Movies of ice-embedded particles enhance resolution in electron cryo-microscopy - PubMed (original) (raw)
Movies of ice-embedded particles enhance resolution in electron cryo-microscopy
Melody G Campbell et al. Structure. 2012.
Abstract
Low-dose images obtained by electron cryo-microscopy (cryo-EM) are often affected by blurring caused by sample motion during electron beam exposure, degrading signal especially at high resolution. We show here that we can align frames of movies, recorded with a direct electron detector during beam exposure of rotavirus double-layered particles, thereby greatly reducing image blurring caused by beam-induced motion and sample stage instabilities.
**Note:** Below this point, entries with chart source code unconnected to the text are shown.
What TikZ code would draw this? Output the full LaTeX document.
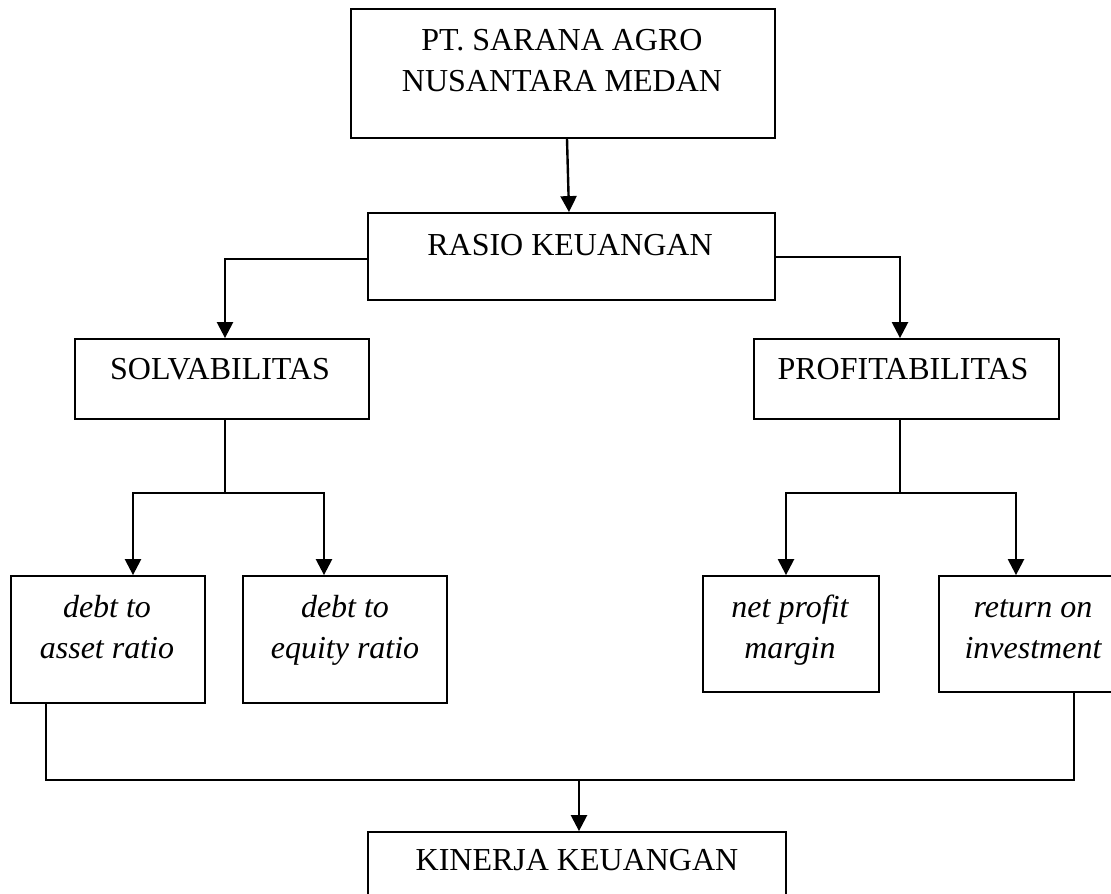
\documentclass[tikz,border=0pt]{standalone}
\usepackage{fontspec}
\setmainfont{Liberation Serif}
\usetikzlibrary{arrows.meta}
\tikzset{
  box/.style={draw=black, line width=1.8pt, rectangle, inner sep=0pt},
  lbl/.style={anchor=base, align=center, inner sep=0pt, font=\fontsize{32}{41}\selectfont},
  ilbl/.style={lbl, font=\fontsize{32}{41}\selectfont\itshape},
  conn/.style={line width=1.8pt},
  arr/.style={line width=2.4pt, -{Triangle[length=16pt,width=16pt]}},
}
\begin{document}
\begin{tikzpicture}[x=1pt,y=-1pt]
\clip (0,0) rectangle (1111,894);
\fill[white] (0,0) rectangle (1111,894);
% boxes
\node[box, minimum width=424pt, minimum height=129pt] (top) at (563,73.5) {};
\node[box, minimum width=407pt, minimum height=87pt] (rasio) at (571.5,256.5) {};
\node[box, minimum width=294pt, minimum height=80pt] (solv) at (222,379) {};
\node[box, minimum width=305pt, minimum height=80pt] (prof) at (906.5,379) {};
\node[box, minimum width=194pt, minimum height=127pt] (dta) at (108,639.5) {};
\node[box, minimum width=204pt, minimum height=127pt] (dte) at (345,639.5) {};
\node[box, minimum width=176pt, minimum height=116pt] (npm) at (791,634) {};
\node[box, minimum width=188pt, minimum height=116pt] (roi) at (1033,634) {};
\node[box, minimum width=418pt, minimum height=78pt] (kin) at (577,871) {};
% texts (base anchor = baseline of last line)
\node[lbl] (ttop) at (562,91) {PT. SARANA AGRO\\NUSANTARA MEDAN};
\node[lbl] (trasio) at (570,255) {RASIO KEUANGAN};
\node[lbl] (tsolv) at (220,379) {SOLVABILITAS};
\node[lbl] (tprof) at (903,379) {PROFITABILITAS};
\node[ilbl] (tdta) at (107,658) {debt to\\asset ratio};
\node[ilbl] (tdte) at (345,658) {debt to\\equity ratio};
\node[ilbl] (tnpm) at (790,658) {net profit\\margin};
\node[ilbl] (troi) at (1033,658) {return on\\investment};
\node[lbl] (tkin) at (577,870) {KINERJA KEUANGAN};
% junctions
\coordinate (sj) at (225,493);
\coordinate (pj) at (900,493);
\coordinate (bj) at (579,780);
% connectors
\draw[arr] ([xshift=4pt]top.south) -- ([xshift=-2.5pt]rasio.north);
\draw[arr] ([yshift=-2.5pt]rasio.west) -| ([xshift=3pt]solv.north);
\draw[arr] ([yshift=-0.5pt]rasio.east) -| ([xshift=-6.5pt]prof.north);
\draw[conn] ([xshift=3pt]solv.south) -- (sj);
\draw[arr] (sj) -| ([xshift=25pt]dta.north);
\draw[arr] (sj) -| ([xshift=-21pt]dte.north);
\draw[conn] ([xshift=-6.5pt]prof.south) -- (pj);
\draw[arr] (pj) -| ([xshift=-5pt]npm.north);
\draw[arr] (pj) -| ([xshift=-17pt]roi.north);
\draw[conn] ([xshift=-62pt]dta.south) |- (bj);
\draw[conn] (bj) -| ([xshift=41pt]roi.south);
\draw[arr] (bj) -- ([xshift=2pt]kin.north);
\end{tikzpicture}
\end{document}
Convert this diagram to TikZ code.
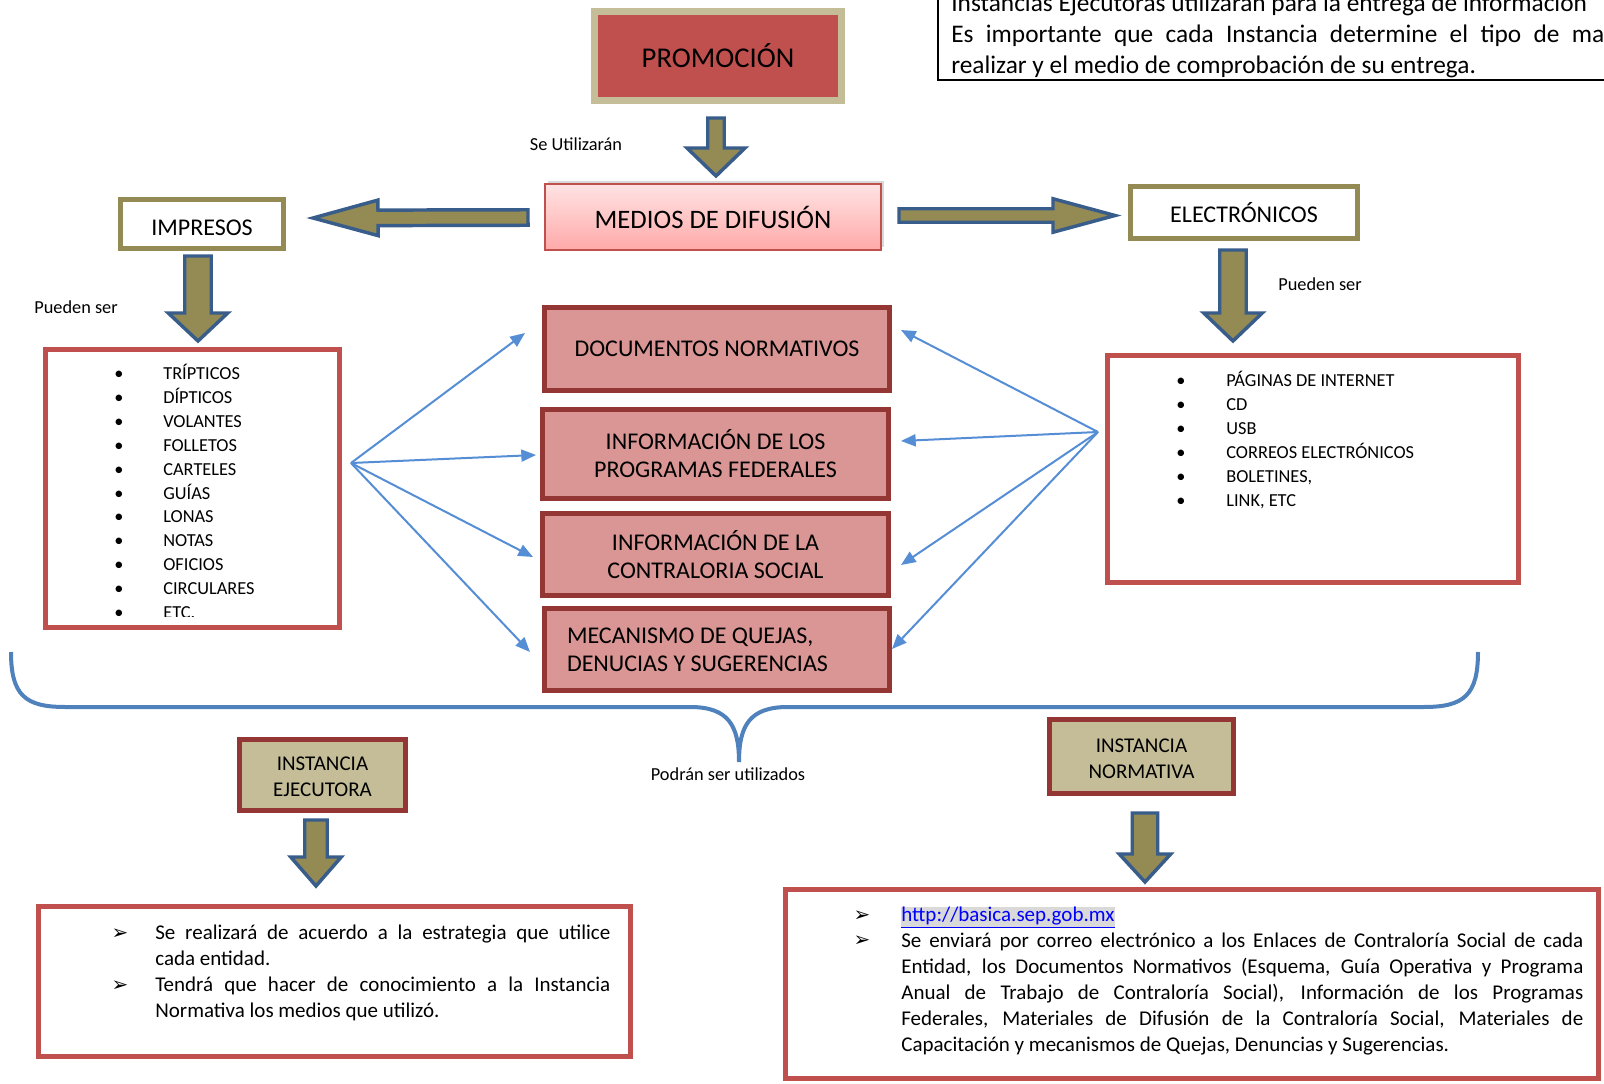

This procedure increases the efficiency of cryo-EM imaging and enhances the resolution obtained in three-dimensional reconstructions of the particle. Using movies in this way is generally applicable to all cryo-EM samples and should also improve the performance of midrange electron microscopes that may have limited mechanical stability and beam coherence.
Copyright © 2012 Elsevier Ltd. All rights reserved.
Figures
Figure 1
Reduced image blurring with movie frame alignment. (A) An example of an image that experienced blurring due to a sample shift of about 10 Å. The white vectors indicate direction and amount of particle rotations measured between the first and last four frames of the recorded 16-frame movie. (B) The same image as in (A) after frame alignment based on the shifts measured for the DLP highlighted by the arrow. The white vectors indicate direction and amount of particle shifts measured between the first and last four frames of the movie. Additionally, shifts of the carbon support film were measured in four different locations using correlation maps between patches of 512 × 512 pixels of the four-frame averages. (C) Thon ring pattern (right) calculated from the image in (A) showing loss of contrast (arrow indicates the weaker or missing Thon rings) in one direction due to the sample motion, and fitted pattern (left) using the computer program CTFFIND3 (Mindell and Grigorieff, 2003). The fit extends to a resolution of 5 A and corresponds to a defocus of 1.1 μm. (D) Thon ring pattern and fit after frame alignment (image shown in (B)). The extension of the rings is now nearly isotropic (indicated by the arrow).
Figure 2
Histograms of the particle rotations and shifts measured by motion tracking using movies. There is no significant difference in the distributions of the whole data set (1,915 particles, light gray) and the best 42% of the data (807 particles, dark gray). Particle motions are measured between averages of frames 1 – 4 and 5 – 8 (A, B), and between 1 – 4 and 13 – 16 (C, D). Each distribution is fitted with a Rayleigh distribution to determine its maximum λ (the median motion value).
Figure 3
Improvement in resolution with frame alignment. (A) The difference between the natural logarithm of the average structure factors F (dotted lines) of DLP reconstructions obtained with and without frame alignment, as a function of squared reciprocal resolution. The plots allow estimation by a linear fit of the B-factor reduction obtained with shift alignment (red line) and additional rotational alignment (purple line). (B) FSC curves for reconstructions of icosahedrally averaged reconstructions of DLP and rotavirus VP6 coat protein after additional 13-fold non-icosahedral averaging, calculated using data from all 16 movie frames. The dotted and solid lines correspond to DLP and VP6 reconstructions, respectively, while blue, red and purple correspond to reconstructions obtained without frame alignment, with shift alignment, and with both shift and rotational alignment, respectively.
Figure 4
Comparison of density maps. (A) α-helical region of the VP6 density calculated using images derived from movies by simple frame averaging without motion tracking. Density for some of the larger amino acid side chains is visible. (B) Same as in (A) but with shift alignment of the movie frames to reduce blurring in the images. The side-chain density is significantly stronger compared to (A). (C) Same as in (A) but with additional rotational alignment of the movie frames taken into account during 3D reconstruction. (D) Same as in (A) for the map published in 2008 (EMDB 1461). The crystal structure of VP6 (PDB ID: 3KZ4, McClain et al., 2010) is superimposed on the density in (A) – (D) to aid interpretation of the features. For accurate comparison, the maps in (A), (B) and (C) were scaled to match the rotationally averaged amplitude spectrum of the map in (D) and contoured at the same density threshold as in (D) using UCSF Chimera (Goddard et al., 2007).